KBRA Affirms Ratings for Southern First Bancshares, Inc.
6 Sep 2024 | New York
KBRA affirms the senior unsecured debt rating of BBB, the subordinated debt rating of BBB-, and the short-term debt rating of K3 for Greenville, South Carolina-based Southern First Bancshares, Inc. (NASDAQ: SFST)("the company"). KBRA also affirms the deposit and senior unsecured debt ratings of BBB+, the subordinated debt rating of BBB, and the short-term deposit and debt ratings of K2 for the subsidiary, Southern First Bank ("the bank"). The Outlook for all long-term ratings is revised to Stable from Negative.
The ratings are supported by management’s deep-rooted knowledge of its footprint, an operating strategy centered on organic growth, a relatively balanced loan portfolio (in terms of mix) that appears to be underwritten conservatively and supported by collateral; the bank generally targets commercial clients.
The Outlook revision to Stable is based on management’s commitment to increase regulatory capital ratios (driven by earnings retention and de minimis RWA growth) to a level more commensurate with peers. KBRA notes that the company’s practice excludes common share dividends and share repurchases in recent years.

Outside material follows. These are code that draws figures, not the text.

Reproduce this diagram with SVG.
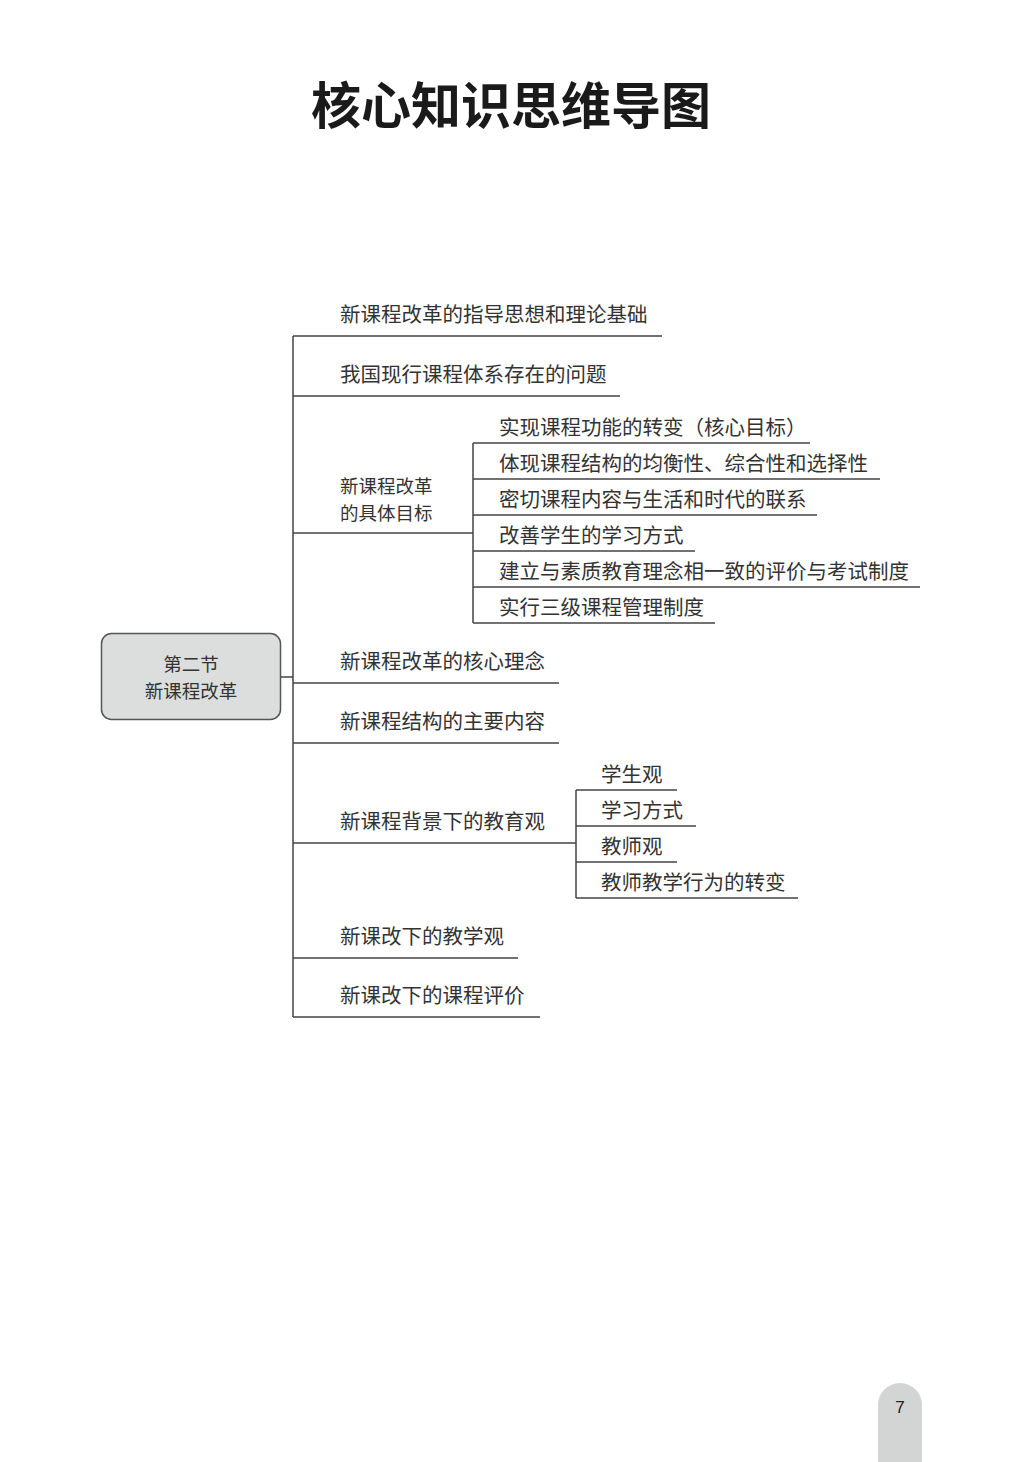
<svg xmlns="http://www.w3.org/2000/svg" width="1034" height="1462" viewBox="0 0 1034 1462">
<style>
.t{font-family:"Noto Sans CJK SC","Noto Sans",sans-serif;font-size:20.5px;fill:#333;dominant-baseline:central}
.t2{font-size:18.5px}
.ln{stroke:#444;stroke-width:1.5;fill:none}
</style>
<rect x="0" y="0" width="1034" height="1462" fill="#fff"/>
<text x="511" y="102" text-anchor="middle" style="font-family:'Noto Sans CJK SC',sans-serif;font-size:50px;font-weight:bold;fill:#1a1a1a;dominant-baseline:central">核心知识思维导图</text>

<g id="connectors">
<path class="ln" d="M281 677H293M293 336V1017"/>
<path class="ln" d="M293 336H662M293 396H620M293 533H473M293 683H559M293 743H559M293 843H576M293 958H518M293 1017H540"/>
<path class="ln" d="M473 443V623M473 443H810M473 479H880M473 515H817M473 551H695M473 587H920M473 623H715"/>
<path class="ln" d="M576 790V898M576 790H677M576 826H696M576 862H677M576 898H798"/>
</g>

<g id="root">
<rect x="101.5" y="633.5" width="179" height="86" rx="10" fill="#dcdddd" stroke="#555" stroke-width="1.5"/>
<text class="t t2" x="191" y="663" text-anchor="middle">第二节</text>
<text class="t t2" x="191" y="690" text-anchor="middle">新课程改革</text>
</g>

<g id="n1"><text class="t" x="340" y="313">新课程改革的指导思想和理论基础</text></g>
<g id="n2"><text class="t" x="340" y="373">我国现行课程体系存在的问题</text></g>
<g id="n3"><text class="t t2" x="340" y="485">新课程改革</text><text class="t t2" x="340" y="512">的具体目标</text></g>
<g id="n3a"><text class="t" x="499" y="426">实现课程功能的转变（核心目标）</text></g>
<g id="n3b"><text class="t" x="499" y="462">体现课程结构的均衡性、综合性和选择性</text></g>
<g id="n3c"><text class="t" x="499" y="498">密切课程内容与生活和时代的联系</text></g>
<g id="n3d"><text class="t" x="499" y="534">改善学生的学习方式</text></g>
<g id="n3e"><text class="t" x="499" y="570">建立与素质教育理念相一致的评价与考试制度</text></g>
<g id="n3f"><text class="t" x="499" y="606">实行三级课程管理制度</text></g>
<g id="n4"><text class="t" x="340" y="660">新课程改革的核心理念</text></g>
<g id="n5"><text class="t" x="340" y="720">新课程结构的主要内容</text></g>
<g id="n6"><text class="t" x="340" y="820">新课程背景下的教育观</text></g>
<g id="n6a"><text class="t" x="601" y="773">学生观</text></g>
<g id="n6b"><text class="t" x="601" y="809">学习方式</text></g>
<g id="n6c"><text class="t" x="601" y="845">教师观</text></g>
<g id="n6d"><text class="t" x="601" y="881">教师教学行为的转变</text></g>
<g id="n7"><text class="t" x="340" y="935">新课改下的教学观</text></g>
<g id="n8"><text class="t" x="340" y="994">新课改下的课程评价</text></g>

<g id="page">
<path d="M878 1462V1405a22 22 0 0 1 44 0V1462Z" fill="#d3d4d4"/>
<text x="900" y="1407" text-anchor="middle" style="font-family:'Liberation Sans',sans-serif;font-size:17px;fill:#222;dominant-baseline:central">7</text>
</g>
</svg>
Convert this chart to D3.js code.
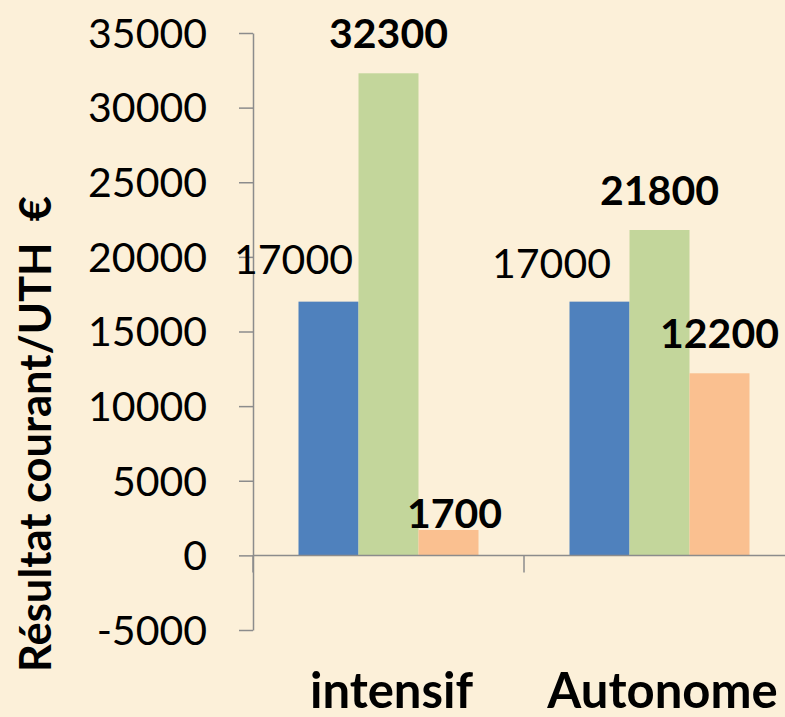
<!DOCTYPE html>
<html>
<head>
<meta charset="utf-8">
<script src="https://cdn.jsdelivr.net/npm/d3@7"></script>
<style>
  html, body { margin: 0; padding: 0; background: #fcf0d8; }
  svg { display: block; font-family: Lato, "Open Sans", sans-serif; }
</style>
</head>
<body>
<svg id="chart" width="785" height="717"></svg>
<script>
// data
var categories = ["intensif", "Autonome"];
var series = ["s1", "s2", "s3"];
var values = [
  [17000, 32300, 1700],   // intensif
  [17000, 21800, 12200]   // Autonome
];
var yTicks = [-5000, 0, 5000, 10000, 15000, 20000, 25000, 30000, 35000];
var yTitle = "Résultat courant/UTH  €";

var colors = ["#4f81bd", "#c3d69b", "#fac090"];
var boldLabel = [false, true, true];

var width = 785, height = 717;
var svg = d3.select("#chart");

svg.append("rect")
  .attr("width", width).attr("height", height)
  .attr("fill", "#fcf0d9");

var y = d3.scaleLinear().domain([-5000, 35000]).range([630, 33]);

// categories are 271px wide, starting at the axis
var x0 = d3.scaleBand().domain(categories).range([253, 795]).padding(0);
var x1 = d3.scaleBand().domain(series)
  .range([0, x0.bandwidth()])
  .paddingInner(0)
  .paddingOuter((x0.bandwidth() / 60 - 3) / 2);

var axisColor = "#8c8c8c";

// y axis
var yAxis = svg.append("g")
  .attr("transform", "translate(253,0)")
  .call(d3.axisLeft(y).tickValues(yTicks).tickSize(14).tickSizeOuter(0).tickPadding(32)
    .tickFormat(function (d) { return String(d); }));
yAxis.selectAll("path, line").attr("stroke", axisColor).attr("stroke-width", 1.5);
yAxis.selectAll("text")
  .attr("font-family", "Lato, sans-serif")
  .attr("font-size", 41)
  .attr("fill", "#000")
  .attr("dy", "0.35em");

// bars
var groups = svg.selectAll("g.cat")
  .data(categories)
  .enter().append("g")
  .attr("class", "cat")
  .attr("transform", function (d) { return "translate(" + x0(d) + ",0)"; });

groups.selectAll("rect")
  .data(function (d, i) { return values[i].map(function (v, j) { return { s: series[j], v: v, j: j }; }); })
  .enter().append("rect")
  .attr("x", function (d) { return x1(d.s); })
  .attr("width", x1.bandwidth())
  .attr("y", function (d) { return y(Math.max(0, d.v)); })
  .attr("height", function (d) { return Math.abs(y(d.v) - y(0)); })
  .attr("fill", function (d) { return colors[d.j]; });

// x axis along zero, ticks between categories
var zeroY = y(0);
svg.append("line")
  .attr("x1", 253).attr("x2", width)
  .attr("y1", zeroY).attr("y2", zeroY)
  .attr("stroke", axisColor).attr("stroke-width", 1.5);
svg.selectAll("line.xtick")
  .data(categories.concat(["end"]))
  .enter().append("line")
  .attr("class", "xtick")
  .attr("x1", function (d, i) { return 253 + i * x0.bandwidth(); })
  .attr("x2", function (d, i) { return 253 + i * x0.bandwidth(); })
  .attr("y1", zeroY).attr("y2", zeroY + 17)
  .attr("stroke", axisColor).attr("stroke-width", 1.5);

// category labels
svg.selectAll("text.cat")
  .data(categories)
  .enter().append("text")
  .attr("class", "cat")
  .attr("x", function (d) { return x0(d) + x0.bandwidth() / 2 + 3; })
  .attr("y", 708)
  .attr("text-anchor", "middle")
  .attr("font-size", 49)
  .attr("font-weight", "bold")
  .text(function (d) { return d; });

// value labels, some were dragged by hand in the original
var labelNudge = {
  "0-0": [-35, -3],
  "1-0": [-48, 1],
  "0-2": [6, 23]
};
categories.forEach(function (c, i) {
  values[i].forEach(function (v, j) {
    var n = labelNudge[i + "-" + j] || [0, 0];
    svg.append("text")
      .attr("x", x0(c) + x1(series[j]) + x1.bandwidth() / 2 + n[0])
      .attr("y", y(v) - 25 + n[1])
      .attr("text-anchor", "middle")
      .attr("font-size", 41)
      .attr("font-weight", boldLabel[j] ? "bold" : "normal")
      .text(v);
  });
});

// y title
svg.append("text")
  .attr("transform", "translate(51,434) rotate(-90)")
  .attr("text-anchor", "middle")
  .attr("font-size", 43.5)
  .attr("font-weight", "bold")
  .style("white-space", "pre")
  .text(yTitle);
</script>
</body>
</html>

Starting in 2H22, in conjunction with higher short-term interest rates, the bank’s declining trend in profitability underperformed rated peers, partly because of the liability sensitive balance sheet, which was the result of a combination of the bank's comparably weaker funding base (a greater reliance on maturity deposits and more expensive wholesale funding sources - brokered deposits and FHLB borrowings comprising around 19% of total liability) and certain fixed-rate nature of the loan portfolio. Further compounding earnings pressure is the mortgage gain-on-sale income that was largely muted since the FRB’s ZIRP policy was reversed.
Total on-balance sheet liquidity amounted to around 8% of total assets, which consists of total investment securities (3.4%) and ST investments (4.7%) and is considered low, mostly due to the elevated loan-to-deposit ratio of 105%. Total uninsured deposits amounted to around 38% of total deposits – a portion of which are public funds collateralized by FHLB letter of credit ($380 million). The coverage of uninsured deposits from total on-balance sheet liquidity, combined with available borrowing capacity from wholesale sources is adequate, although KBRA notes that these contingent sources might not always be available.
Credit costs have been well managed on a historical basis, supported by the company’s disciplined credit culture, in addition to its economically robust operating markets, generally.